-- Work to be completed --
Where a line contains the word "chart", copy that line.

-- Raw data --
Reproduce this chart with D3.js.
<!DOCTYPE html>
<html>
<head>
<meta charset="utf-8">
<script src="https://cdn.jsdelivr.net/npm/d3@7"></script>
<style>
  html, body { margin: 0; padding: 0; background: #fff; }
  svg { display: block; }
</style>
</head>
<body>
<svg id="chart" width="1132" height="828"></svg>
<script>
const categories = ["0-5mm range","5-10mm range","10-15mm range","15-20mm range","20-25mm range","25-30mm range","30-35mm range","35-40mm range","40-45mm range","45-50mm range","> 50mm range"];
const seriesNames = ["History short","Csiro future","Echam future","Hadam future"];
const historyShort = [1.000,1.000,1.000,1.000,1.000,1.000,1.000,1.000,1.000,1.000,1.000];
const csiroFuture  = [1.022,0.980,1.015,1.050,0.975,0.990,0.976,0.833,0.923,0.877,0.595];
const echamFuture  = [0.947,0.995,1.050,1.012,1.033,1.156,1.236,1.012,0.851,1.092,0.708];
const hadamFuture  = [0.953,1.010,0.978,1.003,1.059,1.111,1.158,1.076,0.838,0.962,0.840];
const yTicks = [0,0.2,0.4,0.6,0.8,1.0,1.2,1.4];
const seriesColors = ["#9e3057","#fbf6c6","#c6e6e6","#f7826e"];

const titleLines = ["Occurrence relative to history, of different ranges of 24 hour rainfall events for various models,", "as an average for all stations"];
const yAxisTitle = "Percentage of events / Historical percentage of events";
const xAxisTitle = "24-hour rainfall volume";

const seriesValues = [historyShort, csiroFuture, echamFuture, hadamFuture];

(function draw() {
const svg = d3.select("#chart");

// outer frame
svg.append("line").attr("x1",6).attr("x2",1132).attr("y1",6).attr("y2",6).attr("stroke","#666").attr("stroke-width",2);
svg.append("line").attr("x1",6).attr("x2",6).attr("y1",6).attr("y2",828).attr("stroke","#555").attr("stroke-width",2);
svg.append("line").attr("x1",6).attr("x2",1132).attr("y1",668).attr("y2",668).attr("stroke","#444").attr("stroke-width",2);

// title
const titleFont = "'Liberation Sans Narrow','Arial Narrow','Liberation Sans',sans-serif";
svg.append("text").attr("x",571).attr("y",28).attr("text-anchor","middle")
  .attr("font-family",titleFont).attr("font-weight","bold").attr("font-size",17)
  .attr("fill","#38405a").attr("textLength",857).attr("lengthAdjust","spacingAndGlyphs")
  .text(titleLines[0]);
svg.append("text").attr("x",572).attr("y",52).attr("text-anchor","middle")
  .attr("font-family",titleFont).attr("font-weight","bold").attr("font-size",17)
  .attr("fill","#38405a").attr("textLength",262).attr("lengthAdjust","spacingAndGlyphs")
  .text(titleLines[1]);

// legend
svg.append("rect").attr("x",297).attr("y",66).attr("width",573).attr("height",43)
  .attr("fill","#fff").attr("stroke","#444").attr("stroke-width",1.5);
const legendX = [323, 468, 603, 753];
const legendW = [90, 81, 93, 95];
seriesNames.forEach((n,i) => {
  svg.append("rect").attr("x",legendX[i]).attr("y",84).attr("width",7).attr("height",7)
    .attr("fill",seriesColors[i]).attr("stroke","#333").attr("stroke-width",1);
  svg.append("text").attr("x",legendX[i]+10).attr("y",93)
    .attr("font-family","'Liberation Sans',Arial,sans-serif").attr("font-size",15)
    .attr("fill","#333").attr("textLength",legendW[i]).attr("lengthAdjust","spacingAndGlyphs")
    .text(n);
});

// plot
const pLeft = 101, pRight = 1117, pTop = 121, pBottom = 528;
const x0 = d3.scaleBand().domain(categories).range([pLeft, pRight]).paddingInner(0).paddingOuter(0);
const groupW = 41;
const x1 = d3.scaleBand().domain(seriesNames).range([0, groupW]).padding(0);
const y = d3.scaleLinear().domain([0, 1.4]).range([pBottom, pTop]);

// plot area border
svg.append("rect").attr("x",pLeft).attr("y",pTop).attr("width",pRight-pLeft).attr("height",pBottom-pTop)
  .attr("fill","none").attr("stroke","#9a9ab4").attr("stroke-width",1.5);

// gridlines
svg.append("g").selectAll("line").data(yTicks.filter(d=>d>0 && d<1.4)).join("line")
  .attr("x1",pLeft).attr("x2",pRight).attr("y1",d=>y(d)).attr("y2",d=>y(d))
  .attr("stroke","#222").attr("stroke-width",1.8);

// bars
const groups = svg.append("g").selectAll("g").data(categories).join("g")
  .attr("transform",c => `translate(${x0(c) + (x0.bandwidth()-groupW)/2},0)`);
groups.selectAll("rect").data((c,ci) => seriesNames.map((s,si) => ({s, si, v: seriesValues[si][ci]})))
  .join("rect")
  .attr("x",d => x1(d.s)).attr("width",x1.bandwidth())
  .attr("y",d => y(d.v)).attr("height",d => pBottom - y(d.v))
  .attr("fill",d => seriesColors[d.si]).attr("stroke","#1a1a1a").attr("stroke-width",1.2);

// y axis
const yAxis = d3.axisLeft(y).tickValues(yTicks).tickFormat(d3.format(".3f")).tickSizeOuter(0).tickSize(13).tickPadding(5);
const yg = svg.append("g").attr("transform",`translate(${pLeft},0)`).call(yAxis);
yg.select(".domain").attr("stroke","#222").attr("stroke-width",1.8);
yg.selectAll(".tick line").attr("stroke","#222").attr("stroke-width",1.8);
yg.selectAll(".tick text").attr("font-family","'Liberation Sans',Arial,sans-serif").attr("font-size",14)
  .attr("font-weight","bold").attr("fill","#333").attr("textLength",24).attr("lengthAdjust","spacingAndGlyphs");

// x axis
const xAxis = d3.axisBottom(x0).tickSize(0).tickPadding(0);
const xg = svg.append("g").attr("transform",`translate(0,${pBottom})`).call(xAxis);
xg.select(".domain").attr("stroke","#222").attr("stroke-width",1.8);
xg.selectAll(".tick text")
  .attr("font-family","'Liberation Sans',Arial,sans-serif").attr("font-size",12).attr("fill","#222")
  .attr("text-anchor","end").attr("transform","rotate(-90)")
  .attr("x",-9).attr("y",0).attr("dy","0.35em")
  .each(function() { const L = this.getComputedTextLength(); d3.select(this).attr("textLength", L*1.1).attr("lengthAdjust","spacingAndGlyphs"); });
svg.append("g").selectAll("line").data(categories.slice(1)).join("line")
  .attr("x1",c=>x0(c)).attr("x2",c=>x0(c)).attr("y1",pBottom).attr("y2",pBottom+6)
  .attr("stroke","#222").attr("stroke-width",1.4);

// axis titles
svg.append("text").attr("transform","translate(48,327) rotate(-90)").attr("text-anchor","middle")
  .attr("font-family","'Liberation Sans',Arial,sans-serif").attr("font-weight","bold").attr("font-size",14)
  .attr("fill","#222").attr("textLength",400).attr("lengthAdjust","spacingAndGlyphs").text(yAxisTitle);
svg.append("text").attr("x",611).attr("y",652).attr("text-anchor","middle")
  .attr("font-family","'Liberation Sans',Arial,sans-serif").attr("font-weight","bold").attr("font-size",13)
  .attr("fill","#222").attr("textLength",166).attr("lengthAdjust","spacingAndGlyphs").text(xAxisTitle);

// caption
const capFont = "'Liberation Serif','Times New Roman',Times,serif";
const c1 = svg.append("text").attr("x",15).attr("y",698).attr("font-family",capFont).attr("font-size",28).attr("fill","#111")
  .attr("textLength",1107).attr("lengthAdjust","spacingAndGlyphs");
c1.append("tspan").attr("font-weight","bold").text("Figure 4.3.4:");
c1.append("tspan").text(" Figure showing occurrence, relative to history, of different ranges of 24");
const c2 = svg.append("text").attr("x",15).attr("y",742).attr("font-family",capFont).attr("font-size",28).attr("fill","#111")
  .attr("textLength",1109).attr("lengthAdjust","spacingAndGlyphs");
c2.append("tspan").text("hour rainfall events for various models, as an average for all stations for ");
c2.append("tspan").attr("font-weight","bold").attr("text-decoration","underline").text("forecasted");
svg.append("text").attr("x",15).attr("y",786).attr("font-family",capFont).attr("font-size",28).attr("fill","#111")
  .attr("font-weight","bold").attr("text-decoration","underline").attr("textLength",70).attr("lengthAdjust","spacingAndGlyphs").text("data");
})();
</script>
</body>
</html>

-- Worked answer --
Reproduce this chart with D3.js.
<svg id="chart" width="1132" height="828"></svg>
const svg = d3.select("#chart");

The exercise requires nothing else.